For the third reason (‘Appraisal of the project not proper’), the Court added that the petitioner’s case falls under the category of making a claim for full subsidy after taking a term loan and completing the project. For this category, the Court added that no financial appraisal report was needed and thus it was not open to the NHB to reject his claim on the ground that the ‘financial appraisal report was not proper’. 

Also, the Court added that the Bank had advanced a substantial amount after appraisal of the project and it was its duty to place the said documents (agreement note) before NHB. Had the project not been apprised properly, the Bank would not have granted any loan to the petitioner at all, the Court held. 

Thus, the Court was of the opinion that the reasons given by the NHB for rejecting the petitioner’s subsidy claim were arbitrary, perverse, contrary to the record and the norms mentioned in the Scheme framed by the NHB and also violative of Articles 14 and 300A of the Constitution of India. 

The Court held that the NHB would undoubtedly fall within the ambit of the term State used in Article 12 of the Constitution of India, and if it had laid down certain standards or norms of eligibility for a benefit such as a subsidy, it cannot arbitrarily apply new norms to reject a claim for subsidy or ignore the norms laid by it in the very Scheme framed by it. 

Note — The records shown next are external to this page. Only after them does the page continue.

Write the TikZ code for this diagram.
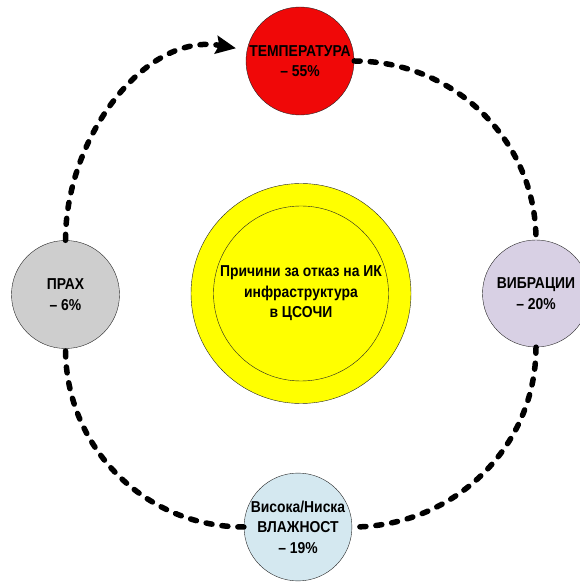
\documentclass[tikz,border=0pt]{standalone}
\usepackage{fontspec}
\setmainfont[FakeStretch=0.88]{Liberation Sans}
\usetikzlibrary{arrows.meta}

\definecolor{tempred}{RGB}{240,8,8}
\definecolor{dustgray}{RGB}{206,206,206}
\definecolor{vibviolet}{RGB}{216,208,228}
\definecolor{humblue}{RGB}{212,232,240}
\definecolor{coreyellow}{RGB}{255,255,0}

\begin{document}
\begin{tikzpicture}[
            x = 1pt, y = 1pt, % one unit = one pixel
            > = {Stealth[length=20pt, width=18pt, inset=3pt]}, % arrow head style
            font = \fontsize{15.8}{20.5}\selectfont\bfseries,
            semithick % line style
        ]

        \tikzstyle{cause}=[
            circle,
            draw = black!85,
            thin,
            inner sep = 0pt,
            minimum size = 108pt,
            align = center
        ]

        \tikzstyle{ring}=[
            line width = 5.5pt,
            line cap = round,
            dash pattern = on 6pt off 10pt
        ]

        \useasboundingbox (0,0) rectangle (579,583);

        \node[cause, fill = coreyellow, minimum size = 220pt] (core) at (301,289.5) {};
        \node[cause, minimum size = 175pt] (inner) at (core) {Причини за отказ на ИК\\инфраструктура\\в ЦСОЧИ};

        \node[cause, fill = tempred] (temp) at (300,522) {ТЕМПЕРАТУРА\\– 55\%};
        \node[cause, fill = vibviolet, minimum size = 107pt] (vib) at (536,289.5) {ВИБРАЦИИ\\– 20\%};
        \node[cause, fill = humblue, minimum size = 105pt] (hum) at (298,56) {Висока/Ниска\\ВЛАЖНОСТ\\– 19\%};
        \node[cause, fill = dustgray] (dust) at (65.5,288.5) {ПРАХ\\– 6\%};

        \draw[ring] (temp.east) to[out=0, in=90] (vib.north);
        \draw[ring] (vib.south) to[out=-90, in=0] (hum.east);
        \draw[ring] (hum.west) to[out=180, in=-90] (dust.south);
        \draw[ring, ->, shorten > = 10pt] (dust.north) to[out=90, in=170] ([yshift=11pt]temp.west);

\end{tikzpicture}
\end{document}
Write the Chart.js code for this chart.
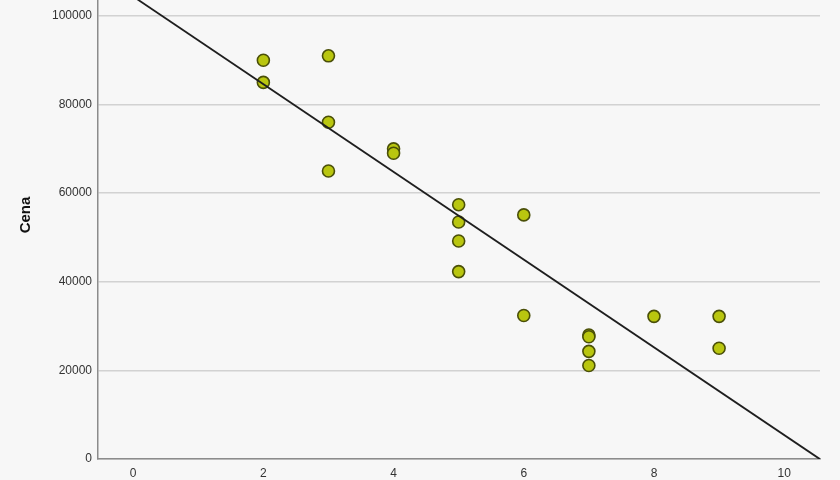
<!DOCTYPE html>
<html>
<head>
<meta charset="utf-8">
<script src="https://cdn.jsdelivr.net/npm/chart.js@4.4.1/dist/chart.umd.min.js"></script>
<style>
  html, body { margin: 0; padding: 0; background: #f7f7f7; }
  #wrap { width: 840px; height: 480px; }
</style>
</head>
<body>
<div id="wrap"><canvas id="c" width="840" height="480"></canvas></div>
<script>
// ---- data ----
const xValues = [2, 2, 3, 3, 3, 4, 4, 5, 5, 5, 5, 6, 6, 7, 7, 7, 7, 8, 9, 9];
const cena    = [90000, 85000, 91000, 76000, 65000, 70000, 69000, 57400, 53500, 49200, 42300,
                 55100, 32400, 28000, 27600, 24300, 21100, 32200, 32200, 25000];
const xTicks = [0, 2, 4, 6, 8, 10];
const yTicks = [0, 20000, 40000, 60000, 80000, 100000];
const xRange = [-0.54, 10.55];
const yRange = [0, 103600];
const fitIntercept = 104400;
const fitSlope = -9900;
const yTitle = 'Cena';

// ---- build datasets ----
const points = xValues.map((x, i) => ({ x: x, y: cena[i] }));
const fitLine = xRange.map(x => ({ x: x, y: fitIntercept + fitSlope * x }));

const bg = {
  id: 'bg',
  beforeDraw(chart) {
    const ctx = chart.ctx;
    ctx.save();
    ctx.fillStyle = '#f7f7f7';
    ctx.fillRect(0, 0, chart.width, chart.height);
    ctx.restore();
  }
};

// y-axis title, drawn as canvas text beside the axis
const yTitlePlugin = {
  id: 'yTitle',
  afterDraw(chart) {
    const ctx = chart.ctx;
    ctx.save();
    ctx.translate(26, 215);
    ctx.rotate(-Math.PI / 2);
    ctx.fillStyle = '#111';
    ctx.font = 'bold 15px "Liberation Sans", Arial, sans-serif';
    ctx.textAlign = 'center';
    ctx.textBaseline = 'middle';
    ctx.fillText(yTitle, 0, 0);
    ctx.restore();
  }
};

const tickFont = { family: '"Liberation Sans", Arial, sans-serif', size: 12 };

new Chart(document.getElementById('c'), {
  type: 'scatter',
  data: {
    datasets: [
      {
        type: 'line',
        data: fitLine,
        borderColor: '#1e1e1e',
        borderWidth: 1.8,
        pointRadius: 0,
        fill: false,
        order: 0
      },
      {
        data: points,
        backgroundColor: '#b9c60f',
        borderColor: '#4a4f08',
        borderWidth: 1.6,
        pointRadius: 6,
        pointHoverRadius: 6,
        order: 1
      }
    ]
  },
  options: {
    responsive: false,
    animation: false,
    events: [],
    layout: { autoPadding: false, padding: { top: 0, right: 20, bottom: 0, left: 0 } },
    plugins: { legend: { display: false }, tooltip: { enabled: false } },
    scales: {
      x: {
        type: 'linear',
        min: xRange[0],
        max: xRange[1],
        afterBuildTicks: s => { s.ticks = xTicks.map(v => ({ value: v })); },
        afterFit: s => { s.height = 21; s.paddingLeft = 0; s.paddingRight = 0; },
        grid: { display: false, drawTicks: false },
        border: { display: true, color: '#8c8c8c', width: 1.5 },
        ticks: { color: '#333', font: tickFont, padding: 7, maxRotation: 0, callback: v => String(v) }
      },
      y: {
        type: 'linear',
        min: yRange[0],
        max: yRange[1],
        afterBuildTicks: s => { s.ticks = yTicks.map(v => ({ value: v })); },
        afterFit: s => { s.width = 98; s.paddingTop = 0; s.paddingBottom = 0; },
        grid: { color: '#d2d2d2', lineWidth: 1.5, drawTicks: false },
        border: { display: true, color: '#8c8c8c', width: 1.5 },
        ticks: { color: '#333', font: tickFont, padding: 6, callback: v => String(v) }
      }
    }
  },
  plugins: [bg, yTitlePlugin]
});
</script>
</body>
</html>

It was also held that the principle of promissory estoppel is also attracted in the instant case since on the assumption of receiving subsidy on fulfillment of norms prescribed in the Scheme, the petitioner approached the Bank, obtained a loan, and completed the project, thus changing his position. Thus, the Court held that the Rules of equity, fairness and promissory estoppel require that the Court should set aside the impugned order on the ground of it being wholly arbitrary, unreasonable and contrary to the terms of the Scheme. 

Coming to the claim of the petitioner for compensation for the losses suffered by him on account of the interest charged by the Bank on the proportionate term loan amount of Rs. 46.90 lakh, the Court held that it required evidence and thus could not be adjudicated conveniently in a Writ Petition filed under Art.226 of the Constitution of India.

Thus, the petition was allowed while directing the National Horticulture Board to release the amount of Rs. 46.90 lakh the petitioner within four weeks from the date of this decision with interest @ 9% per annum from the date of the petitioner making such claim till the date of payment.  The cost of Rs 25,000 was also imposed on NHB.